Four months later on June 4, 1996, Kudirat Abiola, wife of Moshood Kasimawo Olawale Abiola, winner of the June 12, 1993 presidential election, was mowed down on the streets of Lagos. Kudirat, 44 years of age at the time, was very vociferous about the return of her husband’s presidential mandate, stolen by Abacha, to him. She was also unrelenting in her clamour for his release from incarceration. Olu Onagoruwa, a senior advocate of Nigeria, SAN, and former minister of justice in the very same Abacha government, lost his son, Oluwatoyin, also a lawyer. Suspected marksmen of that regime, trailed him a week before Christmas in 1996 and shot at him just as he was driving into his father’s home. This is not forgetting the attempt on the life of elder statesman Abraham Adesanya, on January 14, 1997, shortly after he left his office.

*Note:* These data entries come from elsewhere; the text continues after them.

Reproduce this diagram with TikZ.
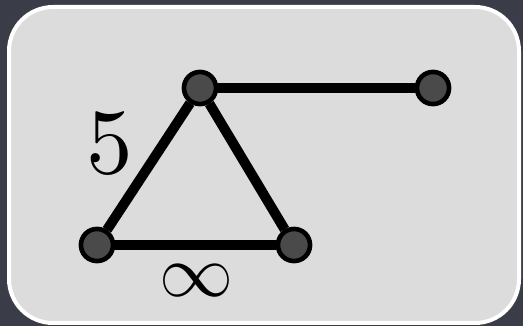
\documentclass[tikz,border=0pt]{standalone}
\usepackage{graphicx}
\begin{document}
\begin{tikzpicture}[x=1pt,y=-1pt,
  vtx/.style={circle,draw=black,line width=4.5pt,fill=vgray,minimum size=32pt,inner sep=0pt},
  edge/.style={line width=10pt,draw=black}]
\definecolor{bgdark}{HTML}{3A3C48}
\definecolor{boxgray}{HTML}{DCDCDC}
\definecolor{vgray}{HTML}{4A4A4A}
\fill[bgdark] (0,0) rectangle (523,326);
\useasboundingbox (0,0) rectangle (523,326);
\draw[white,line width=4pt,fill=boxgray,rounded corners=44pt] (9,7) rectangle (519,323);
\node[vtx] (a) at (200,88) {};
\node[vtx] (b) at (433,88) {};
\node[vtx] (c) at (97,245) {};
\node[vtx] (d) at (294,245) {};
\draw[edge] (a) -- (b);
\draw[edge] (a) -- (c);
\draw[edge] (a) -- (d);
\draw[edge] (c) -- (d);
\node[vtx] at (a) {};
\node[vtx] at (b) {};
\node[vtx] at (c) {};
\node[vtx] at (d) {};
\node (l5) at (110,144) {\scalebox{9.3}{5}};
\node (linf) at (196,281) {\scalebox{7.4}{$\infty$}};
\end{tikzpicture}
\end{document}
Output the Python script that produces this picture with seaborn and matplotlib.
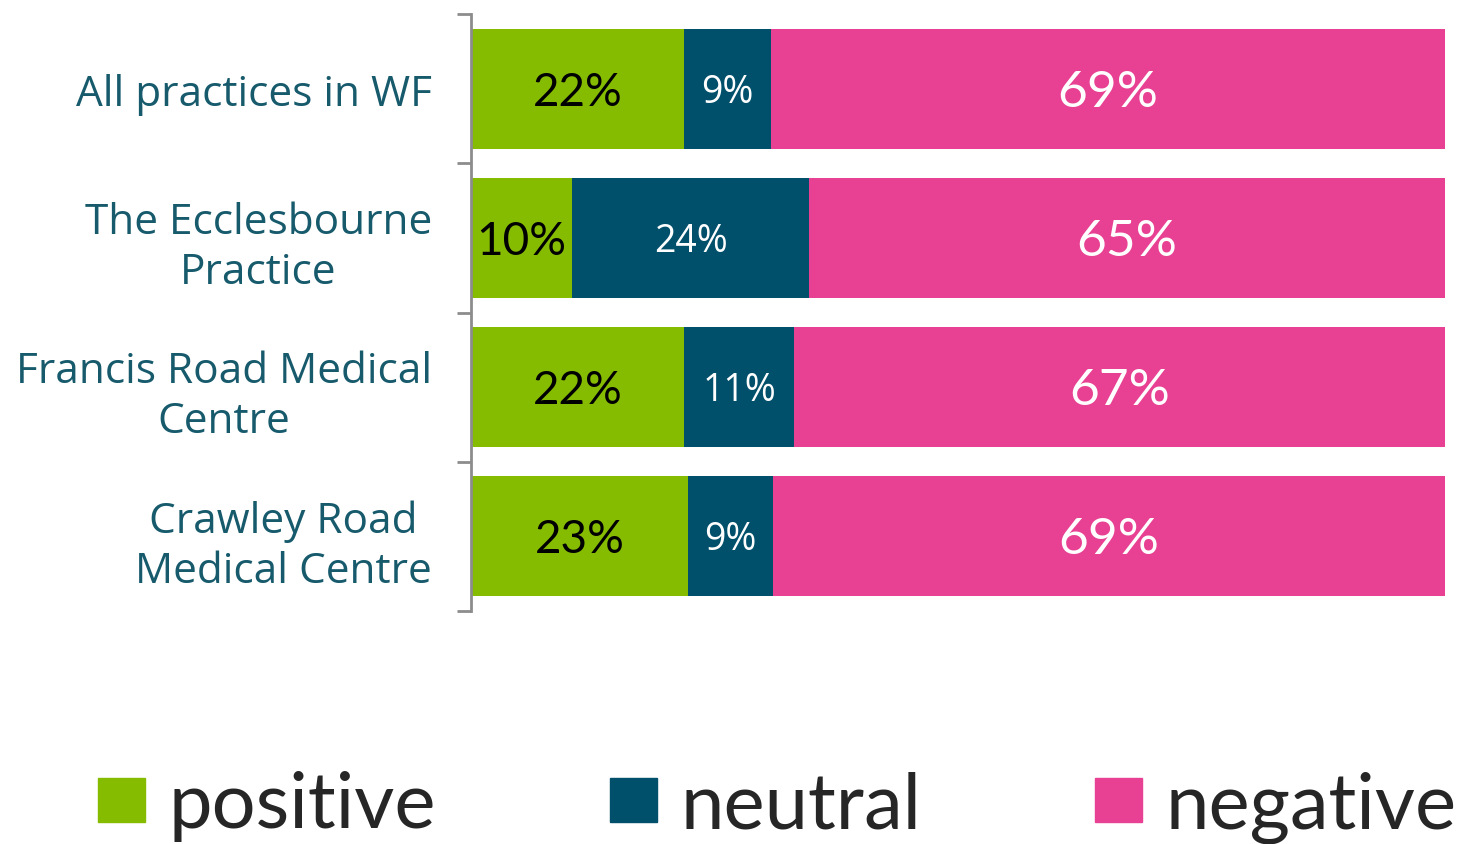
import numpy as np
import pandas as pd
import matplotlib
matplotlib.use('Agg')
import matplotlib.pyplot as plt
from matplotlib.patches import Patch
import seaborn as sns

# Data
practices = ['All practices in WF', 'The Ecclesbourne\nPractice',
             'Francis Road Medical\nCentre', 'Crawley Road\nMedical Centre']
positive = [21.9, 10.4, 21.9, 22.3]
neutral = [8.9, 24.3, 11.3, 8.7]
negative = [69.2, 65.3, 66.8, 69.0]
pos_labels = ['22%', '10%', '22%', '23%']
neu_labels = ['9%', '24%', '11%', '9%']
neg_labels = ['69%', '65%', '67%', '69%']

GREEN = '#86BC00'
NAVY = '#004F6B'
PINK = '#E84193'
LABEL_COLOR = '#165A6C'

sns.set_style('white')
plt.rcParams['font.family'] = ['Open Sans', 'DejaVu Sans']

df = pd.DataFrame({'practice': practices, 'positive': positive,
                   'neutral': neutral, 'negative': negative})
df['cum_neu'] = df['positive'] + df['neutral']
df['cum_neg'] = df['cum_neu'] + df['negative']

fig = plt.figure(figsize=(14.64, 8.45), dpi=100)
ax = fig.add_axes([0.3217, 0.2757, 0.987 - 0.3217, 0.9822 - 0.2757])

# stacked bars: draw the cumulative totals from back to front
sns.barplot(data=df, y='practice', x='cum_neg', color=PINK, width=0.805,
            orient='h', ax=ax, saturation=1, linewidth=0)
sns.barplot(data=df, y='practice', x='cum_neu', color=NAVY, width=0.805,
            orient='h', ax=ax, saturation=1, linewidth=0)
sns.barplot(data=df, y='practice', x='positive', color=GREEN, width=0.805,
            orient='h', ax=ax, saturation=1, linewidth=0)

# labels in the middle of each segment
for i in range(len(df)):
    ax.text(df['positive'][i] / 2, i + 0.02, pos_labels[i], ha='center', va='center',
            fontsize=33, color='black', family=['Lato', 'DejaVu Sans'])
    ax.text(df['positive'][i] + df['neutral'][i] / 2, i + 0.02, neu_labels[i],
            ha='center', va='center', fontsize=27, color='white')
    ax.text(df['cum_neu'][i] + df['negative'][i] / 2, i + 0.02, neg_labels[i],
            ha='center', va='center', fontsize=37, color='white',
            family=['Lato', 'DejaVu Sans'])

ax.set_xlim(0, 100)
ax.set_ylim(3.5, -0.5)
ax.set_xlabel('')
ax.set_ylabel('')
ax.set_xticks([])

# tick marks sit between the categories, labels centred on the bars
ax.set_yticks(np.arange(-0.5, 4, 1))
ax.set_yticklabels([])
ax.set_yticks(range(len(practices)), minor=True)
ax.set_yticklabels(practices, minor=True, fontsize=30.5, color=LABEL_COLOR,
                   linespacing=1.25)
for lbl in ax.get_yticklabels(minor=True):
    lbl.set_multialignment('center')
ax.tick_params(axis='y', which='major', length=10, width=2, color='#8C8C8C',
               direction='out', left=True)
ax.tick_params(axis='y', which='minor', length=0, pad=28)

for side in ['top', 'right', 'bottom']:
    ax.spines[side].set_visible(False)
ax.spines['left'].set_color('#8C8C8C')
ax.spines['left'].set_linewidth(2)

handles = [Patch(color=GREEN, label='positive'),
           Patch(color=NAVY, label='neutral'),
           Patch(color=PINK, label='negative')]
fig.legend(handles=handles, loc='lower left', bbox_to_anchor=(0.03, -0.063),
           ncol=3, frameon=False, handlelength=0.6, handleheight=0.5,
           handletextpad=0.3, columnspacing=2.24, borderpad=0.2,
           prop={'family': ['Lato', 'DejaVu Sans'], 'size': 56})

fig.savefig('out.png', dpi=100)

About 40 bullets were reportedly expended in that operation on the senior citizen.
This is not precluding journalists who were either killed by Abacha’s errand boys, like Bagauda Kaltho, or those who were framed up and imprisoned, notably Kunle Ajibade, Chris Anyanwu, Ben Charles-Obi, George Mbah, Onome Osifo-Whiskey and Babafemi Ojudu. Moshood Fayemiwo, publisher of *Razor* magazine, was kidnapped in broad daylight in Benin Republic February 1997 and kept incommunicado for seven months, till September of that year.